PUNTA GORDA — The Punta Gorda Speedway, a nearly 25-acre racetrack that has been operating on Punta Gorda Airport property for some 20 years, now may be careening toward a fiscal cliff, based on a decision Thursday by the Charlotte County Airport Authority.

The authority voted unanimously during its regular meeting to reject what was phrased as a final lease offer from speedway owners Kevin and Terry Williams. The owners wanted to pay $5,000 per month, including a 7 percent sales tax. That’s up from $4,101 the track pays the authority on its current lease, which expires March 31, 2013.

The authority instead stuck with a suggestion from its Assistant Executive Director James Parish, who had advocated in negotiations with the speedway owners that the authority put the track’s lease out for bids. The bidding would come with a minimum bid requirement equal to a special fair market value that Parish had negotiated with the Federal Aviation Administration.

The airport is required by an FAA mandate to lease its property for fair market value as a condition for receiving federal grants.

The special value, which amounts to $32,000 per acre, represents a discount off what the Cheney Brothers food-distribution company paid for its land next to the racetrack, which amounted to $48,000 per acre, including government incentives.

However the FAA was willing to accept the lower value for the racetrack only if the authority went out for bids to see if anyone was willing to pay more, Parish said.

The authority typically sets its rent at 8 percent of the land’s value per year, according to Executive Director Gary Quill. Under that formula, the rent for racetrack’s 24.7 acres would amount to $5,269 per month.

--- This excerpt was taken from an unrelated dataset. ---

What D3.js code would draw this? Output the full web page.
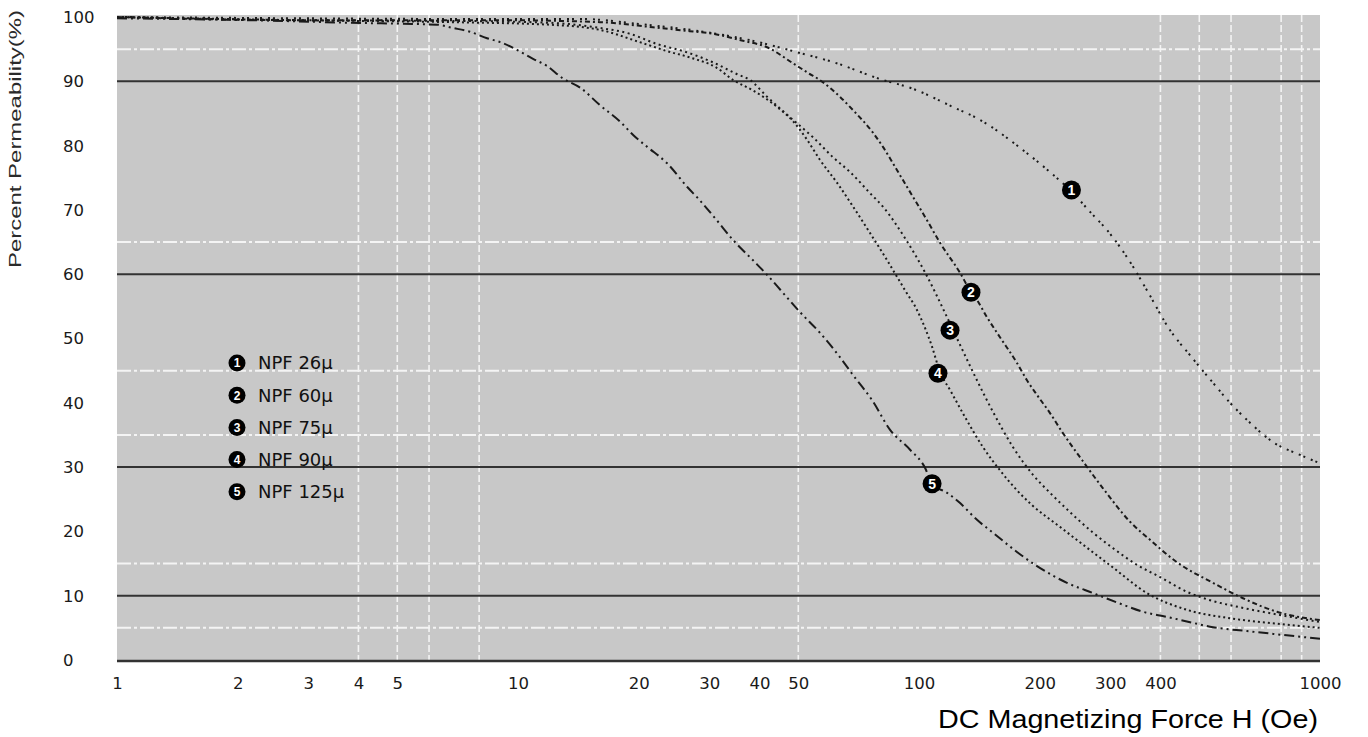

Authority officials also were working on an option that would reduce the acreage leased in order to bring the rent to $5,000 per month for some 23 acres, plus a 7 percent sales tax, Quill said.

The Williamses, in a joint letter Monday to Quill, rejected the authority’s demand to go out for bid. There are several competing racetracks located “up the road” that likely would “write a check to the airport for one year just to put us out of business,” the Williamses wrote.

They also warned that if the authority rejects the speedway’s offer, the speedway would “have no choice but to have all our items removed from the property … by March 31, 2013.” Kevin Williams has indicated those items range from restaurant equipment to light fixtures, Parish said.

Attempts to contact Kevin for comment Thursday were unsuccessful.

Parish said it was not his intent to shut down the track. He recently had lined up loads of dirt in a deal with Charlotte County to improve the track’s parking lot, which is prone to flooding, he pointed out.

Parish also said he recently visited the property to explore parking-lot drainage options, and Williams chased him off in a verbal altercation.

Pam Seay, an authority member who has sat in on the lease talks, said she found the speedway’s stance “disturbing and discouraging.” She said the authority tried to meet the speedway’s needs.

“And yet we’re being vilified in public for something we didn’t do,” she said.

The speedway’s problem is that it operates races maybe 30 weekends per year, but pays rent as if it was “a 52-week piece of property,” said Howard Shaw, who formerly worked at the speedway.

He said Kevin Williams has invested in aluminum bleachers and other improvements.

“I think you people are missing some common sense here,” Shaw said. “Kevin’s put a lot of money into that facility.”